2.3.3.2 Geometric interpretation of linear regresssion
Consider the linear regression model \[\mathbf y= \mathbf X\boldsymbol \beta+\mathbf e\] where \(\mathbf y\in\mathbb{R}^n\) is the vector of observations, \(\mathbf X\) is the \(n\times p\) design matrix, \(\boldsymbol \beta\) is the \(p\times 1\) vector of parameters that we wish to estimate, and \(\mathbf e\) is a \(n\times 1\) vector of zero-mean errors.
Least-squares regression tries to find the value of \(\boldsymbol \beta\in \mathbb{R}^p\) that minimizes the sum of squared errors, i.e., we try to find \(\boldsymbol \beta\) to minimize \[||\mathbf y- \mathbf X\boldsymbol \beta||_2^2\]

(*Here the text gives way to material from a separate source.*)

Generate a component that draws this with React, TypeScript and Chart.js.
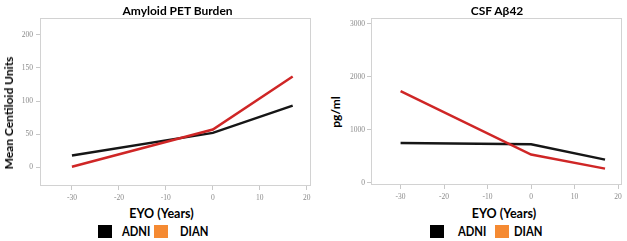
import React, { useEffect, useRef } from "react";
import { Chart, registerables } from "chart.js";

Chart.register(...registerables);

// ---- data ----
const years = [-30, 0, 17];
const petADNI = [18, 52, 93];
const petDIAN = [1, 57, 137];
const csfADNI = [750, 725, 435];
const csfDIAN = [1729, 530, 265];
const xTickValues = [-30, -20, -10, 0, 10, 20];
const petTickValues = [0, 50, 100, 150, 200];
const csfTickValues = [0, 1000, 2000, 3000];
const seriesNames = ["ADNI", "DIAN"];

const X_MIN = -36.8;
const X_MAX = 20.9;

const boxPlugin = {
  id: "boxBorder",
  beforeDatasetsDraw(chart: any) {
    const { ctx, chartArea } = chart;
    ctx.save();
    ctx.strokeStyle = "#d2d2d2";
    ctx.lineWidth = 1;
    ctx.strokeRect(
      Math.round(chartArea.left) + 0.5,
      Math.round(chartArea.top) + 0.5,
      Math.round(chartArea.right - chartArea.left) - 1,
      Math.round(chartArea.bottom - chartArea.top) - 1
    );
    ctx.restore();
  },
};

type P = {
  left: number;
  width: number;
  height: number;
  yAxisWidth: number;
  padRight: number;
  padTop: number;
  xAxisHeight: number;
  yMin: number;
  yMax: number;
  yTicks: number[];
  adni: number[];
  dian: number[];
  yTickPad: number;
};

const tickFont = { family: "'Liberation Serif', serif", size: 7.5 };
const tickColor = "#8a8a8a";
const plainLabel = (v: any) => String(v);

function LineChart(p: P) {
  const ref = useRef<HTMLCanvasElement>(null);
  useEffect(() => {
    const chart = new Chart(ref.current!, {
      type: "line",
      data: {
        datasets: [
          {
            label: seriesNames[0],
            data: years.map((x, i) => ({ x, y: p.adni[i] })),
            borderColor: "#161616",
            borderWidth: 2.5,
            pointRadius: 0,
            tension: 0,
            order: 2,
          },
          {
            label: seriesNames[1],
            data: years.map((x, i) => ({ x, y: p.dian[i] })),
            borderColor: "#cf2626",
            borderWidth: 2.5,
            pointRadius: 0,
            tension: 0,
            order: 1,
          },
        ],
      },
      options: {
        animation: false,
        responsive: false,
        layout: { padding: { top: p.padTop, right: p.padRight, left: 0, bottom: 0 } },
        plugins: {
          legend: { display: false },
          tooltip: { enabled: false },
          title: { display: false },
        },
        scales: {
          x: {
            type: "linear",
            min: X_MIN,
            max: X_MAX,
            afterBuildTicks: (s: any) => {
              s.ticks = xTickValues.map((v) => ({ value: v }));
            },
            afterFit: (s: any) => {
              s.height = p.xAxisHeight;
            },
            grid: { drawOnChartArea: false, drawTicks: true, tickLength: 4, color: "#c8c8c8" },
            border: { display: false },
            ticks: {
              font: tickFont,
              color: tickColor,
              padding: 3.5,
              maxRotation: 0,
              autoSkip: false,
              callback: plainLabel,
            },
          },
          y: {
            type: "linear",
            min: p.yMin,
            max: p.yMax,
            afterBuildTicks: (s: any) => {
              s.ticks = p.yTicks.map((v) => ({ value: v }));
            },
            afterFit: (s: any) => {
              s.width = p.yAxisWidth;
            },
            grid: { drawOnChartArea: false, drawTicks: true, tickLength: 4, color: "#c8c8c8" },
            border: { display: false },
            ticks: {
              font: tickFont,
              color: tickColor,
              padding: p.yTickPad,
              autoSkip: false,
              callback: plainLabel,
            },
          },
        },
      } as any,
      plugins: [boxPlugin],
    });
    return () => chart.destroy();
  }, []);
  return (
    <canvas
      ref={ref}
      width={p.width}
      height={p.height}
      style={{ position: "absolute", left: p.left, top: 0, width: p.width, height: p.height }}
    />
  );
}

const labelFont = "Lato, 'Open Sans', sans-serif";

function Txt(props: { x: number; y: number; text: string; rotate?: boolean; size?: number }) {
  return (
    <div
      style={{
        position: "absolute",
        left: props.x,
        top: props.y,
        transform: `translate(-50%, -50%)${props.rotate ? " rotate(-90deg)" : ""}`,
        fontFamily: labelFont,
        fontWeight: 700,
        fontSize: props.size ?? 12,
        lineHeight: 1,
        whiteSpace: "nowrap",
        color: "#000",
      }}
    >
      {props.text}
    </div>
  );
}

function Legend(props: { sq1: number; t1: number; sq2: number; t2: number }) {
  const sq = (x: number, c: string) => (
    <div style={{ position: "absolute", left: x, top: 225, width: 14, height: 13, background: c }} />
  );
  const t = (x: number, s: string) => (
    <div
      style={{
        position: "absolute",
        left: x,
        top: 231.5,
        transform: "translateY(-50%) scaleX(0.9)",
        transformOrigin: "left center",
        fontFamily: labelFont,
        fontWeight: 700,
        fontSize: 12.5,
        lineHeight: 1,
        whiteSpace: "nowrap",
      }}
    >
      {s}
    </div>
  );
  return (
    <>
      {sq(props.sq1, "#000")}
      {t(props.t1, seriesNames[0])}
      {sq(props.sq2, "#f58a32")}
      {t(props.t2, seriesNames[1])}
    </>
  );
}

export default function App() {
  return (
    <div
      style={{
        position: "absolute",
        left: 0,
        top: 0,
        width: 627,
        height: 241,
        background: "#fff",
        overflow: "hidden",
      }}
    >
      <LineChart
        left={0}
        width={318}
        height={205}
        yAxisWidth={40}
        padRight={7}
        padTop={18}
        xAxisHeight={19}
        yMin={-28}
        yMax={225}
        yTicks={petTickValues}
        adni={petADNI}
        dian={petDIAN}
        yTickPad={3}
      />
      <LineChart
        left={345}
        width={282}
        height={205}
        yAxisWidth={26}
        padRight={5}
        padTop={18}
        xAxisHeight={20}
        yMin={-45}
        yMax={3113}
        yTicks={csfTickValues}
        adni={csfADNI}
        dian={csfDIAN}
        yTickPad={2}
      />
      <Txt x={177.5} y={11} text="Amyloid PET Burden" />
      <Txt x={497} y={11} text="CSF Aβ42" />
      <Txt x={8.5} y={112.5} text="Mean Centiloid Units" rotate />
      <Txt x={336} y={112} text="pg/ml" rotate />
      <Txt x={161.5} y={214} text="EYO (Years)" size={12.5} />
      <Txt x={504} y={214} text="EYO (Years)" size={12.5} />
      <Legend sq1={98} t1={121.5} sq2={154} t2={180} />
      <Legend sq1={430} t1={458} sq2={495} t2={514} />
    </div>
  );
}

We know that \(\mathbf X\boldsymbol \beta\) is in the column space of \(\mathbf X\), and so we can see that linear regression aims to find the orthogonal projection onto \(\mathcal{C}(X)\). \[\mathbf P_U\mathbf y=\arg \min_{\mathbf y': \mathbf y' \in \mathcal{C}(X)} ||\mathbf y-\mathbf y'||_2.\]
By Proposition 2.5 this is \[\mathbf P_U\mathbf y= \mathbf X(\mathbf X^\top \mathbf X)^{-1}\mathbf X^\top \mathbf y=\hat{\mathbf y}\] which equals the usual prediction obtained in linear regression (\(\hat{\mathbf y}\) are often called the fitted values). We can also see that the choice of \(\boldsymbol \beta\) that specifies this point in \(\mathcal{C}(X)\) is \[\hat{\boldsymbol \beta}=(\mathbf X^\top \mathbf X)^{-1}\mathbf X^\top \mathbf y\] which is the usual least-squares estimator.